Cryonics: a method of preserving human bodies to achieve enhanced longevity, perhaps to the point of physical ►immortality.

Cryonics requires the following financial, technical, and social conditions and developments:

■ By taking out a life insurance policy or paying contributions into a fund, a person acquires the rights to unlimited low-temperature storage of her brain or entire body after death. Recurrent expenses are covered by interest revenue generated by the life insurance premiums or by contributions.

■ Due to developments in technology and medicine, future generations will be able to revive low-temperature cooled bodies or body parts, restore their consciousness and memories, cure their illnesses, and extend their lives — perhaps indefinitely. (The fact that no such revival has yet taken place, and thus that the possibility on which cryonics depends is as yet unproven, does not seem to diminish the confidence of cryonics providers in their service.)

■ For humanitarian reasons, or for historical research and education, all low-temperature patients will be resuscitated at some point in the future. The date does not matter, as organs stored at low temperatures can be preserved for up to 30,000 years.

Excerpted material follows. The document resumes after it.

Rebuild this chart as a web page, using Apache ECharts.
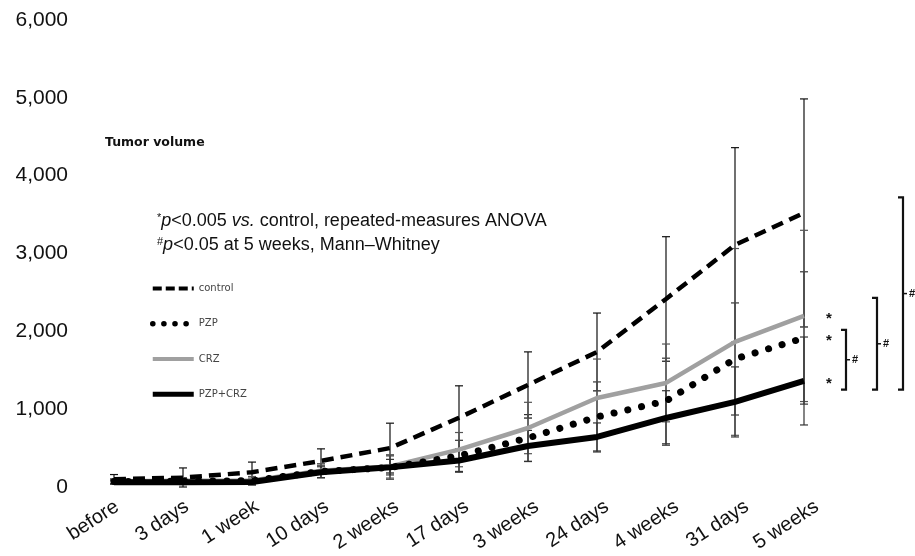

In principle, then, somebody born in the twentieth century could find herself in the 320th; true, that's not quite immortality, but it's closer than we get in the normal state of affairs.

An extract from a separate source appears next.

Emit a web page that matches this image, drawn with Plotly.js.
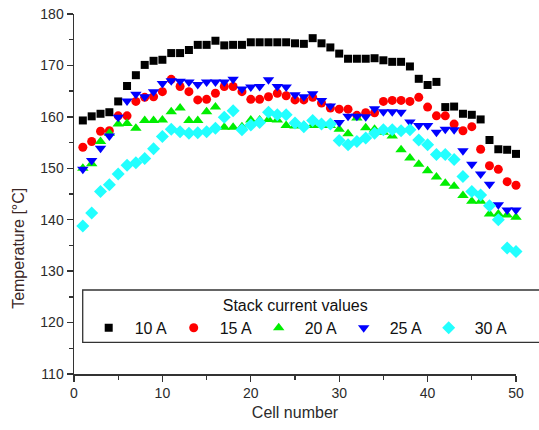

Cryonic treatment requires cooling the brain (or, again, the entire body) down to a temperature of 4 degrees Celsius (39 degrees Fahrenheit) as soon as possible after death in order to stop all processes of decay. (Cryonics providers hope at this point to be able to carry out the cooling prior to death, thus increasing the probability of a full eventual restoration, but at present this is nowhere permitted.) The brain or body is subsequently dehydrated and the water replaced by glycerine. This prevents the formation of ice crystals, which would destroy the cells. The body of the patient is subsequently preserved in liquid nitrogen at −196°C (-321°F). The cracks caused to the vitrificated tissue at a cooling temperature of under −150°C (-238°F) are generally regarded as acceptable since they are, in principle, curable upon resuscitation with appropriate technology. Nonetheless, cyronicists are still searching for an alternative cooling method that would avoid such cracks.

In the ►USA, vitrification of deceased persons has been offered by several institutions and non-commercial ►foundations in return for a monthly contribution of about 200 USD throughout the remainder of the person's life. This amount covers a life insurance policy for which the client pays his premiums into the estate of the foundation, thereby generating interest revenue that covers current cryonic expenses. This financial model guarantees a preservation of the body in nitrogen that, if not temporally unlimited, will at least continue for as long as the the relevant institutions exist and the interest payments are made. It does not, however, cover the costs of resuscitation. For that, the patient will have to depend on the generosity and altruism of future generations.

Both in the US and in Germany, cryonics faces the resistance of public authorities as well as of religious or ideological groups. In Germany, the requirement to bury your dead in a cemetery implies that cryonic preservation must take place at a "burial" location that has been approved specifically for this purpose. In the US, some religious groups resent cryonics for infringing on ►God's monopoly over determining the time of death, while local lawmakers do so for infringing on the more mundane monopoly of the funeral homes. Time and again, these resentments lead to bizarre situations in which cryonics foundations have to use legal, or more or less legal, means to fight court orders demanding the surrender of vitricated patients. Due to the more liberal burial laws of Arizona and California, most cryonics institutes are located in these states.